© Written By Jimmy Sweeney
President of CareerJimmy and Author of the new,
"Amazing Resume Creator"
When people talk about resume formats, they are usually referring to two types of resumes. You need to address which type you want to go with when writing yours. Which format will be effective at getting you the interview you need to get the job you want. The first aspect is simple. As defined by the spacing, margins, fonts, etc... which are used to convey the resume information in the most efficient, elegant, clear manner possible. This kind of resume format can consume as little or as much of your time and energy as you want it to. If you want to just get the job done, taking a look at some effective, clean samples should give you some good ideas about how to format your resume in the style that suits your needs.
If, however, you want to really obsess over these details, there is plenty of information for you to find and apply to your resume design. The fact is, graphic design elements can play a subtle, if powerful, role in how people evaluate your resume. Depending on the level of creativity, conservatism and individuality I your target industry, you might need to make your resume more or less distinct. In any event, hardly any industries will expect much more than a standard, clean resume so if that is as far as you take the resume format process, it's probably good enough.
Resume Format: Chronological or Functional?
The second meaning of resume formats is how that information is arranged and presented. In this sense, there are two main distinctions. The first is the chronological resume format. This is the most straightforward of the two, and considered the standard format to use unless you have good reason to deviate from it. This resume format lists your jobs and responsibilities, actions, results, in a reverse chronological order, the most recent first. The strength of this resume is that it highlights your strong performance in a single company or industry, and gives a clear sense of your continuous upward job progression. For those job seekers who may not have this kid of straightforward job progression to highlight, the other main type of resume format offers a way to highlight what they do have to offer employers.

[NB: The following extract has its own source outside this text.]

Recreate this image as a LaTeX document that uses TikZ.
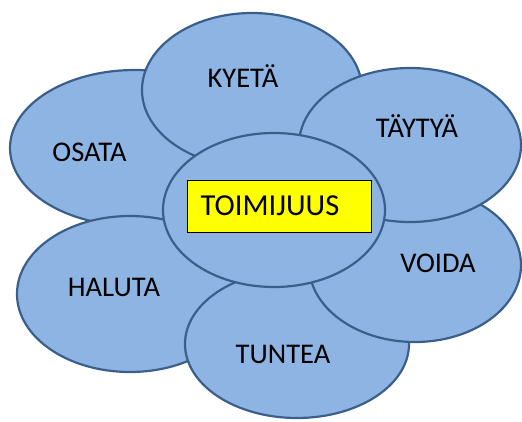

The Functional resume format is grouped by key skills that the job seeker believes qualify him or her for the open position. In this format, a resume would have heading like "communication," "sales," "leadership" or the like, followed by bullet points which recount specific accomplishments in these areas. Next, the functional resume format lists the job history as a separate section, without elaboration beyond the what ad where of each job. Lastly, the functional resume ends with education, training, interests, etc... This format is especially valuable for job seekers who have picked up valuable job skills in one field which they hope to apply in a different field in their target job. Another group of job seekers who can use this format are people who are reentering the job market after a long absence.